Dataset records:
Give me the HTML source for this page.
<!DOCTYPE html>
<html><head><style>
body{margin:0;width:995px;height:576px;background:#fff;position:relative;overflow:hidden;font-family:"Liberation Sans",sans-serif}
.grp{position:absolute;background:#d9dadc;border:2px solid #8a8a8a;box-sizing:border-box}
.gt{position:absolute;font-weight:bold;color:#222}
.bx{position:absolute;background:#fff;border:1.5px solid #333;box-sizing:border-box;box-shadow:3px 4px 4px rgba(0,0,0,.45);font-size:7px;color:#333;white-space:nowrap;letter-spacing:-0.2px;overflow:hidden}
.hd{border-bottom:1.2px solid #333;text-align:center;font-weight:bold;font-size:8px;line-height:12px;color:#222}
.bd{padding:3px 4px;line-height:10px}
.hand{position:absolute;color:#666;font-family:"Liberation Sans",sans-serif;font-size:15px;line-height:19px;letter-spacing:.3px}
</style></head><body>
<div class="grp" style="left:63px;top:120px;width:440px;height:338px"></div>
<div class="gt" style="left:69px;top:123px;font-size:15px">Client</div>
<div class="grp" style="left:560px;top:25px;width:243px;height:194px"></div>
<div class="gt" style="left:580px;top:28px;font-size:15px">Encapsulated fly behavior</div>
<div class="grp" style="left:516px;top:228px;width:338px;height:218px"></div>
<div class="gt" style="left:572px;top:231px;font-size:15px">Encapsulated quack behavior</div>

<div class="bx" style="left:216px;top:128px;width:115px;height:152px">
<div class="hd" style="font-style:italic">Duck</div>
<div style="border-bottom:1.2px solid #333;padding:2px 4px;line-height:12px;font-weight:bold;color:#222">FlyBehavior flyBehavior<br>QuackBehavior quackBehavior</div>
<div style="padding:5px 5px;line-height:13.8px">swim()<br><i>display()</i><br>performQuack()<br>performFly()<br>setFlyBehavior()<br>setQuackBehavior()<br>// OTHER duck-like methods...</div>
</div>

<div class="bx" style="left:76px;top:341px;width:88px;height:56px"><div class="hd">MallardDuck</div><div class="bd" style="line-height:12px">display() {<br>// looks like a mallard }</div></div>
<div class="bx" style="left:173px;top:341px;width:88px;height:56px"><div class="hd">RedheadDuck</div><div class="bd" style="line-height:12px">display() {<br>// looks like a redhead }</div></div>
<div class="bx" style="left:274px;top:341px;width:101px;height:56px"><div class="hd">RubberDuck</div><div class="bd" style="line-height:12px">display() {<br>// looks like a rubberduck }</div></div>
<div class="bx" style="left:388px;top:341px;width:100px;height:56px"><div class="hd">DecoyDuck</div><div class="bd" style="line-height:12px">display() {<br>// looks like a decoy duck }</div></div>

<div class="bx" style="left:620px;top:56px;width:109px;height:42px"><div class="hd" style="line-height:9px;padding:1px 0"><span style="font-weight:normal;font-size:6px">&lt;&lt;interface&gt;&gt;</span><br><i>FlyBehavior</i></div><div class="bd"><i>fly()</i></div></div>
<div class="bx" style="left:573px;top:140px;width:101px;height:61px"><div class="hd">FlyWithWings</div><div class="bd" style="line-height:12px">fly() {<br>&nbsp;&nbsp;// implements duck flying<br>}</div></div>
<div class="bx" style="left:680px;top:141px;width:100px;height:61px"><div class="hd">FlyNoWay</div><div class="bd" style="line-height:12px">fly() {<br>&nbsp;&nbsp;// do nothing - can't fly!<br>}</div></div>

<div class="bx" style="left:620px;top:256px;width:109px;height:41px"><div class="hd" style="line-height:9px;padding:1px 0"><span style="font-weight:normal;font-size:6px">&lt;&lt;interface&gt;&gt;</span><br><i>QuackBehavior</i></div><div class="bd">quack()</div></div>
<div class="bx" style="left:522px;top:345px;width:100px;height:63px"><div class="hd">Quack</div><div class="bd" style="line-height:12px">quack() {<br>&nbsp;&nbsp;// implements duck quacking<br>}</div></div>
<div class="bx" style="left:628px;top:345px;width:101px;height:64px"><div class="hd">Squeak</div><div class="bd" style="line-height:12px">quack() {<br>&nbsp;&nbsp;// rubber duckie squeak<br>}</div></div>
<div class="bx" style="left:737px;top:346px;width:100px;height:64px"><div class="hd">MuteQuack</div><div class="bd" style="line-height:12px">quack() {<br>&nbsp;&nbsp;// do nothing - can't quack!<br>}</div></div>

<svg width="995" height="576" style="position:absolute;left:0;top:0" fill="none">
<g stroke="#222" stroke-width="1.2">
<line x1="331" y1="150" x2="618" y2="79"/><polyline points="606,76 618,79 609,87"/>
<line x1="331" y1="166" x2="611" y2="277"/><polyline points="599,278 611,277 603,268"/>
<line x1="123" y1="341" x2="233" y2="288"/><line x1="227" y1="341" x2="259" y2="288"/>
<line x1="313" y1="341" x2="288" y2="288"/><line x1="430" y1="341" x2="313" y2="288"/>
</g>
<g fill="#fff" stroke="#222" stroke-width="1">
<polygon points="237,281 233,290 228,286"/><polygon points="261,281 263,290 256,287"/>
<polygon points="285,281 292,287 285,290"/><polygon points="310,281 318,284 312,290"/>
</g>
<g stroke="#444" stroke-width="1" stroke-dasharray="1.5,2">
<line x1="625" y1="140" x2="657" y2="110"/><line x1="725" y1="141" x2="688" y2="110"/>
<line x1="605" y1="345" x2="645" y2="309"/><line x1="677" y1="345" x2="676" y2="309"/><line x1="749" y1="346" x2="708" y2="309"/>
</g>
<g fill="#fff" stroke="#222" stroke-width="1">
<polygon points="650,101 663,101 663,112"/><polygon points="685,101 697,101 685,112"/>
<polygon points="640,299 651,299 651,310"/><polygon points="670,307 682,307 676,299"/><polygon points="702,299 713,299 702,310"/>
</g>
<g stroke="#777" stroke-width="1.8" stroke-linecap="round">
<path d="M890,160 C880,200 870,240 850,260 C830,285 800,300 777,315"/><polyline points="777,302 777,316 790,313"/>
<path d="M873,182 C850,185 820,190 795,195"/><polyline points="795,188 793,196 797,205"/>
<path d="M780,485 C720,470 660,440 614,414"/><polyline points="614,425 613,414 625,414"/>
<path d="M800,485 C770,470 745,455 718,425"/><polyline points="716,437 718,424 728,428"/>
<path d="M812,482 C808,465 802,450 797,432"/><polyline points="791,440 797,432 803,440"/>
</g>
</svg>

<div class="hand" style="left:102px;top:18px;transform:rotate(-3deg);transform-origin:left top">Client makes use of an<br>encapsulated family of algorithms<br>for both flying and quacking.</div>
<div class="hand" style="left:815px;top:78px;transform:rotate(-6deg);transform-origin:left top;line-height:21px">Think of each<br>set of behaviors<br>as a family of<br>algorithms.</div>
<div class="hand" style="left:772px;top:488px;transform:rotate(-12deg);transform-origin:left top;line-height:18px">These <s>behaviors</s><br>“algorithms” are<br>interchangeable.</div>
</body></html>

==

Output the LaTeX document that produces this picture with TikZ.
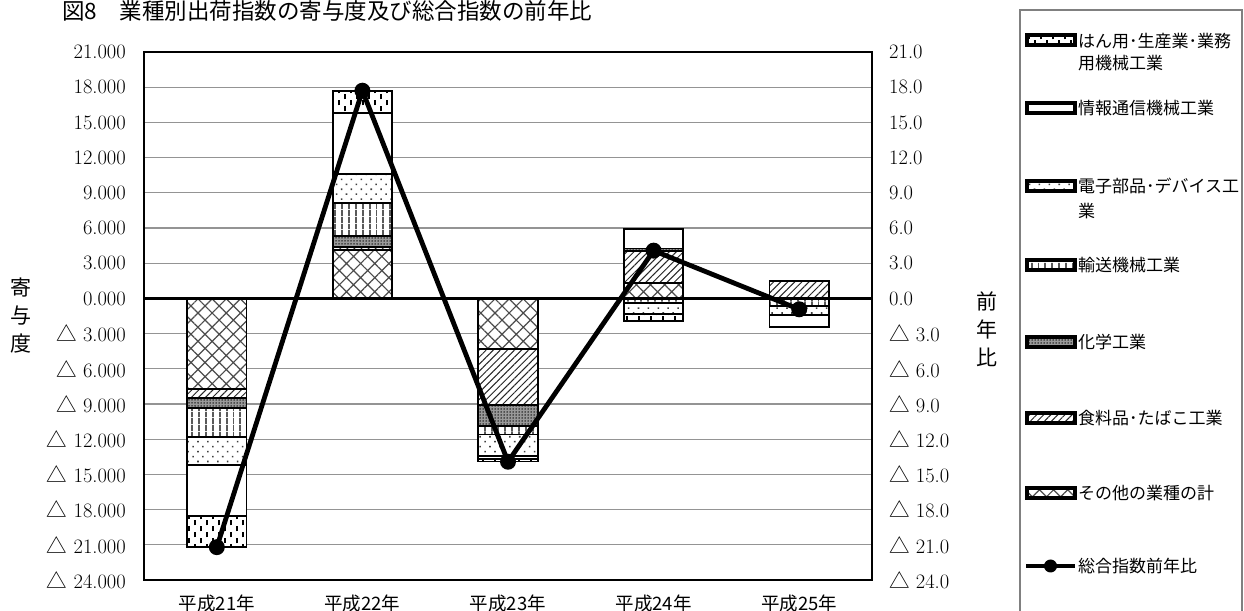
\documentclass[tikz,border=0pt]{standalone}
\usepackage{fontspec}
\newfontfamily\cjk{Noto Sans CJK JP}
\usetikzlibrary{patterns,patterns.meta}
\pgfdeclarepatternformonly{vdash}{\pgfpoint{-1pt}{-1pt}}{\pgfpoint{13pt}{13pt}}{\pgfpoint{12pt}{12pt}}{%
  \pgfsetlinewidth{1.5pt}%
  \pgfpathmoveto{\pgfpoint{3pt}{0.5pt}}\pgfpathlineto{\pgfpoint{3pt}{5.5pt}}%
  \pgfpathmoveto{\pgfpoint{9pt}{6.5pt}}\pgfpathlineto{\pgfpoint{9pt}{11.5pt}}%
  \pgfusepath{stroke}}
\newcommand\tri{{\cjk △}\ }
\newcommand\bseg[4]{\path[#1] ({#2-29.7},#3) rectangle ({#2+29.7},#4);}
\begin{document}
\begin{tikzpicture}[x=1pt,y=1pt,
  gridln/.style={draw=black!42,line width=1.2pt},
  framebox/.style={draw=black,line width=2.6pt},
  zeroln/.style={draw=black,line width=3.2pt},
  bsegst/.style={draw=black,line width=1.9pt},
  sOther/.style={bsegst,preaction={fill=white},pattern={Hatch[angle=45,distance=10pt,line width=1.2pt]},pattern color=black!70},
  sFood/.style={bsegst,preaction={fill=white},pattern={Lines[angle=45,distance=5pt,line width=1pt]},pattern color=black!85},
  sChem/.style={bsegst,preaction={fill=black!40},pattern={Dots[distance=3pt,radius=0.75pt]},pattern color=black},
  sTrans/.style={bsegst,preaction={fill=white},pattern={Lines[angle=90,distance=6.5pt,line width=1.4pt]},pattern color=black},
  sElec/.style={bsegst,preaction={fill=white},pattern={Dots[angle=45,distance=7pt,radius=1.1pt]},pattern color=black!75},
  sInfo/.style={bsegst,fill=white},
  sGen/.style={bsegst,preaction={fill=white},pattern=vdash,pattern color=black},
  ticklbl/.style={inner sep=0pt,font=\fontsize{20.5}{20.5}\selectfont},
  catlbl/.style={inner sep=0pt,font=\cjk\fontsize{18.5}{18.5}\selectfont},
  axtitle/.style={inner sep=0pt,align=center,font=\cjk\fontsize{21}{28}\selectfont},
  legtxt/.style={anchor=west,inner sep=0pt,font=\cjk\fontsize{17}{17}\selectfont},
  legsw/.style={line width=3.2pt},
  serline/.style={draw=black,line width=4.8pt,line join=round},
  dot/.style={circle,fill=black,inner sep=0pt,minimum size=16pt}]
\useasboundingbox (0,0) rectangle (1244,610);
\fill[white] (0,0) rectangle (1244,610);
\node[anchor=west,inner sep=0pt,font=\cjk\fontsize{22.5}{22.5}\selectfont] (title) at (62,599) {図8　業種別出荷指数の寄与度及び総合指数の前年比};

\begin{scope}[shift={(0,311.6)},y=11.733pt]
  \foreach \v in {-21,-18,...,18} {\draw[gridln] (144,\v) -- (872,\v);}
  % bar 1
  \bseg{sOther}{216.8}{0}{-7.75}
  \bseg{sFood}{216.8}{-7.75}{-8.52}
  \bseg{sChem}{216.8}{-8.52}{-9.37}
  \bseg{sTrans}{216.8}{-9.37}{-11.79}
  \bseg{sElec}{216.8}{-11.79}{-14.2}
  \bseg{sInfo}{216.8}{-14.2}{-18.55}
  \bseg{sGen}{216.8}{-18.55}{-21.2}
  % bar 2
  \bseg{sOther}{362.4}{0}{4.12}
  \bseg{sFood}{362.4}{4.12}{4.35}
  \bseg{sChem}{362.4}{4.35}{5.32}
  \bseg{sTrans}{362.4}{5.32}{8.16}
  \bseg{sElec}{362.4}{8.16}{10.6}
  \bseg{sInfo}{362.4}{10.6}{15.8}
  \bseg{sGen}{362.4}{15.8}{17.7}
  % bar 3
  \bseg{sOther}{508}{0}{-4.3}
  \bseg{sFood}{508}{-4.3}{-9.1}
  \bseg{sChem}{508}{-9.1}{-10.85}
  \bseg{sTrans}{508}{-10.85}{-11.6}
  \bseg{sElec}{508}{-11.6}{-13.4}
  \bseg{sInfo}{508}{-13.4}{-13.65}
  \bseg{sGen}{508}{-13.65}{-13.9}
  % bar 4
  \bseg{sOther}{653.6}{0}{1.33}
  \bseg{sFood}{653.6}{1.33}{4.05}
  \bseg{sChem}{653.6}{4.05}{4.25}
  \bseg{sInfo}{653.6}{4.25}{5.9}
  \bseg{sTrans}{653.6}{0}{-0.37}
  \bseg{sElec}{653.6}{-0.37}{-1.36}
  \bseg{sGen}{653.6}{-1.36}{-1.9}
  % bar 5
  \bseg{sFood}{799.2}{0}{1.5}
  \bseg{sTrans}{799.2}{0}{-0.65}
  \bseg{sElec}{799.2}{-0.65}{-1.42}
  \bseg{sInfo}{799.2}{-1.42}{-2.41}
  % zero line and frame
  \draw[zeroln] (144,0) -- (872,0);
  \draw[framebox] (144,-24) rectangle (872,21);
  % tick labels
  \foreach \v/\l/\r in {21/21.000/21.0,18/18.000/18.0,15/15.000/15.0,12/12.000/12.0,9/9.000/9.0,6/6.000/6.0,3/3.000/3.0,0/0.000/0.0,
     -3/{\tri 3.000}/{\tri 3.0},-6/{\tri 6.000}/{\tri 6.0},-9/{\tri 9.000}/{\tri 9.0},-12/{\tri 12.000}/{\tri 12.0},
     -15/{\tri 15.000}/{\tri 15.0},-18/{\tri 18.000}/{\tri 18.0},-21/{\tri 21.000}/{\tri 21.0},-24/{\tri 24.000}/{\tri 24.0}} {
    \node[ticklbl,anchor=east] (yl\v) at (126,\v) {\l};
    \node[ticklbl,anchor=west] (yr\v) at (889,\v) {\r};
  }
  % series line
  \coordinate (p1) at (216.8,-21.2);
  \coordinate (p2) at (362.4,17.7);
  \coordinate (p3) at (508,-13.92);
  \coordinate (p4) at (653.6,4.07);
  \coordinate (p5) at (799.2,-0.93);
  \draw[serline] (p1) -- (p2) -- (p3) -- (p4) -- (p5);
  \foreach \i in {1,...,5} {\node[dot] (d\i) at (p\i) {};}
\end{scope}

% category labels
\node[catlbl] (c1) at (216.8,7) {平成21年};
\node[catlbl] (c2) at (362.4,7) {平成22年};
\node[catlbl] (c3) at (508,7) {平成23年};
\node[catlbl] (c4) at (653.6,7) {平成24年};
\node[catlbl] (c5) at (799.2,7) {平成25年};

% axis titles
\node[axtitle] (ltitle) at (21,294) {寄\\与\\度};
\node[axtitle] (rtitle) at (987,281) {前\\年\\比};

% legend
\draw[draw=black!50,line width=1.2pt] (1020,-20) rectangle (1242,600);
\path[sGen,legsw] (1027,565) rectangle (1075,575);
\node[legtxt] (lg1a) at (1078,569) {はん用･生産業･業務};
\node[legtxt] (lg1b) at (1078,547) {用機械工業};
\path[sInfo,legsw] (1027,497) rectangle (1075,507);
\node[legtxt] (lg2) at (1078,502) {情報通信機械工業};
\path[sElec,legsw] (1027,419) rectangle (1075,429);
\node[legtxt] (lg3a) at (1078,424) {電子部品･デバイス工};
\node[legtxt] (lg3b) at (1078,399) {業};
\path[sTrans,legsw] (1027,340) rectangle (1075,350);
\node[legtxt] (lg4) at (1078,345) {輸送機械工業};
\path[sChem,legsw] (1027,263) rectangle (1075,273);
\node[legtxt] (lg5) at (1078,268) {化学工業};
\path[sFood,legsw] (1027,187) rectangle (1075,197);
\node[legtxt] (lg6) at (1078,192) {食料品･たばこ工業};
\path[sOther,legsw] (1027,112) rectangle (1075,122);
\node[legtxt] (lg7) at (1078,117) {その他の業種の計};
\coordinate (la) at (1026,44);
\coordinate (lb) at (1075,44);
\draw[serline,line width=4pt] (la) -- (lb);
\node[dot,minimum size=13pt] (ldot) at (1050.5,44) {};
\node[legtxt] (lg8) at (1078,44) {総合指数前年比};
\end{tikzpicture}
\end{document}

=== WORK TO BE COMPLETED ===
Write out each line of the data that holds the string "this".

=== RESULT OF THE TASK ===
Give me the HTML source for this page.
Output the LaTeX document that produces this picture with TikZ.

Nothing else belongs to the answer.